Entries with chart source code:
+===+
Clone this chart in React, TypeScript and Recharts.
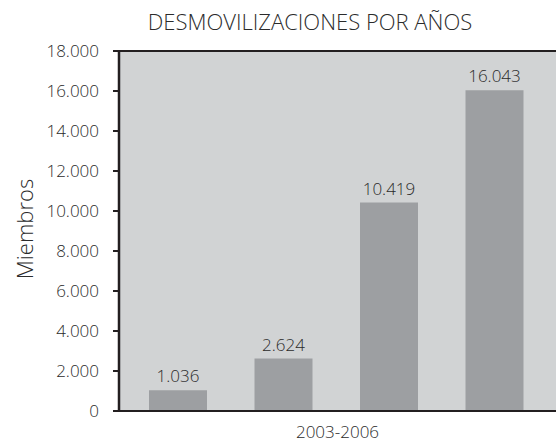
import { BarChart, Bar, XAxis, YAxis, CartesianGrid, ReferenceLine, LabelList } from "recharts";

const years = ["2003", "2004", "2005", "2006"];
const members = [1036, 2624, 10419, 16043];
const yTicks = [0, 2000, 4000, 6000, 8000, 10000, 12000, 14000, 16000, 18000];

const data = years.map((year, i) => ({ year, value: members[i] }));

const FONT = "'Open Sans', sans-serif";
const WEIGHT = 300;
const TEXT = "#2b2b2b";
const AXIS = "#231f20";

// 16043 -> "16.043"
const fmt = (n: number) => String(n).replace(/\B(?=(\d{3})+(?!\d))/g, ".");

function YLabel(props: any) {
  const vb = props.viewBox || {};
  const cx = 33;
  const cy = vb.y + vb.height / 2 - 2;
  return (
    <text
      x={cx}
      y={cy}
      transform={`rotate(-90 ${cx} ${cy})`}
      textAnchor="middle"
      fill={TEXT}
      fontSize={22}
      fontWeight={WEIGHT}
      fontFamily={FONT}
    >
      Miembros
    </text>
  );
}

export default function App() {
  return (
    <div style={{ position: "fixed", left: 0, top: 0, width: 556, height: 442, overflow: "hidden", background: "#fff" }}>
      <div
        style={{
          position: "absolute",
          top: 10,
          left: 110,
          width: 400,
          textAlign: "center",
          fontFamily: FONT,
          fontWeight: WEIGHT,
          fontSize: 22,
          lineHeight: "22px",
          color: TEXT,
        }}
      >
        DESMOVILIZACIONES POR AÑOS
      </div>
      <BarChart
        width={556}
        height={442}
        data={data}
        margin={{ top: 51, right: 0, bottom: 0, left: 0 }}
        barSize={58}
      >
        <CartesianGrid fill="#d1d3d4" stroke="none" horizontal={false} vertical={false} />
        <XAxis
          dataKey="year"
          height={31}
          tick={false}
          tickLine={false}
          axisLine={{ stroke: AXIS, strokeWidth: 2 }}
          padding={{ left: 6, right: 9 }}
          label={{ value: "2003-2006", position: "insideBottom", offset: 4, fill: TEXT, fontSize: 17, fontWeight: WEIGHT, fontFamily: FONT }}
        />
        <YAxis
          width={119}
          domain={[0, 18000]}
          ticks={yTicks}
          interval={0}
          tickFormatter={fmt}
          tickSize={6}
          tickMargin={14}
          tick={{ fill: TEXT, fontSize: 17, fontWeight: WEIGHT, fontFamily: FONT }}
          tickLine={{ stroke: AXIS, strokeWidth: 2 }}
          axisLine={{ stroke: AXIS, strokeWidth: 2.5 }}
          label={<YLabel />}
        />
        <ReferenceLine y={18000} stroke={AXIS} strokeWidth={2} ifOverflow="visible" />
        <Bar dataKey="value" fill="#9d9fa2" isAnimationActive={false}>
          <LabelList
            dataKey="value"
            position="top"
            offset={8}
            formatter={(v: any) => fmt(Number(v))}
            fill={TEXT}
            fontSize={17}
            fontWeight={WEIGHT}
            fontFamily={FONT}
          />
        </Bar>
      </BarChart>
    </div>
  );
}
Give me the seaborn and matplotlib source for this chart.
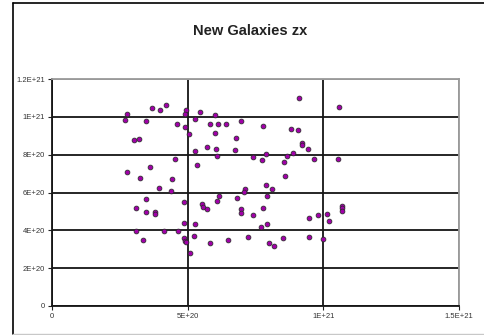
+===+
Stated problem: Could you repeat exactly the lines from the first one of the records above through the line containing "CartesianGrid, ReferenceLine, LabelList", leaving out any pictures?

Output for this exercise:
Clone this chart in React, TypeScript and Recharts.
import { BarChart, Bar, XAxis, YAxis, CartesianGrid, ReferenceLine, LabelList } from "recharts";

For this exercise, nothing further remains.